Just as we, as individuals, must have our every action influenced by our Jewish values, so should we as a community have our every action influenced by those values. Our community should be driven by those values. We should not wait for others in the general community to signal for us what is the right thing to do. Our Jewish tradition informs us as to what is the right thing, and as a community we should act upon that information, even if it means that sometimes we stand and act alone. By conducting our Jewish communal life in this way, that is how we make our Jewish community count for something; count for something good and something truly Jewish.
When Jews come to the synagogue to observe Shabbat, by our very presence in the sanctuary on Shabbat, we have not only been counted in our minyan, but more importantly, we have made ourselves count as Jews. We have made ourselves count as Jews because our very presence raises up the sanctity of Shabbat; this day declared holy by God from the very first week of Creation. We have made ourselves count as Jews by actively affirming our intimate connections with the Jewish people, our Jewish heritage, and our special Jewish relationship with God. Accomplishing all of that – taking such actions as to help us to better count as a Jew – is far more important and far more meaningful than merely being counted as a Jew; being considered Jew number 13 of 21 who happen to have attended the Shabbat service this week; than being Jew number 35 on the Temple membership roster.

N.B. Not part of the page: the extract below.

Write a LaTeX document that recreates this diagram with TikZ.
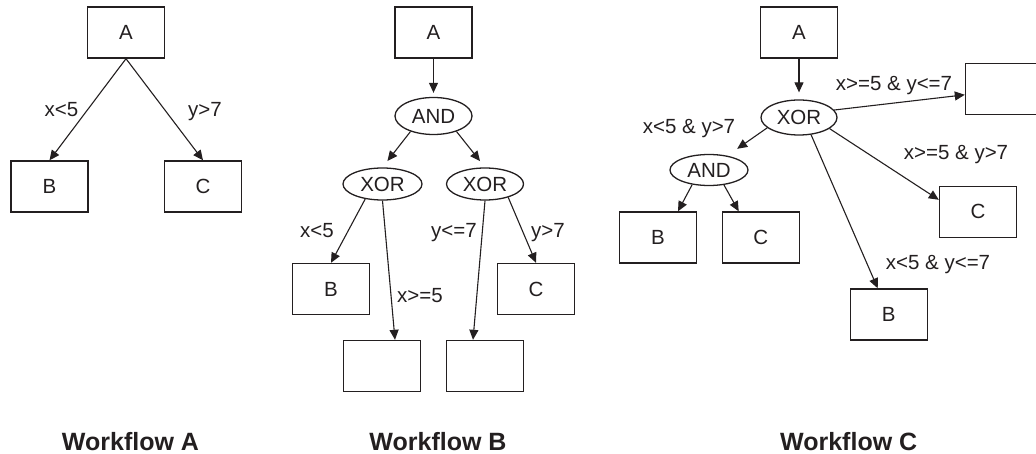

And just as our presence in the synagogue on Shabbat is a demonstration of how we can count as Jews, more that merely be counted, so is our presence at such Jewish values activities as adult education and Tikkun Olam activities also demonstrations of how we can count as Jews. For when, for example, in the Fall, the members of my congregation walk in the CROP Walk Against World Hunger, while the numbers of our congregants who walk are impressive, still it is not so much the numbers who walk but rather that all of us who are walking, are walking for a cause; are walking for a cause very much in consonance the teachings and values of our faith. In so walking, we are demonstrating those Jewish values in action. In other words, in that moment, as Jews, we count.
My prayer for all of us is that as we continue to travel the course of our lives, we will forever strive to live Jewish lives that count.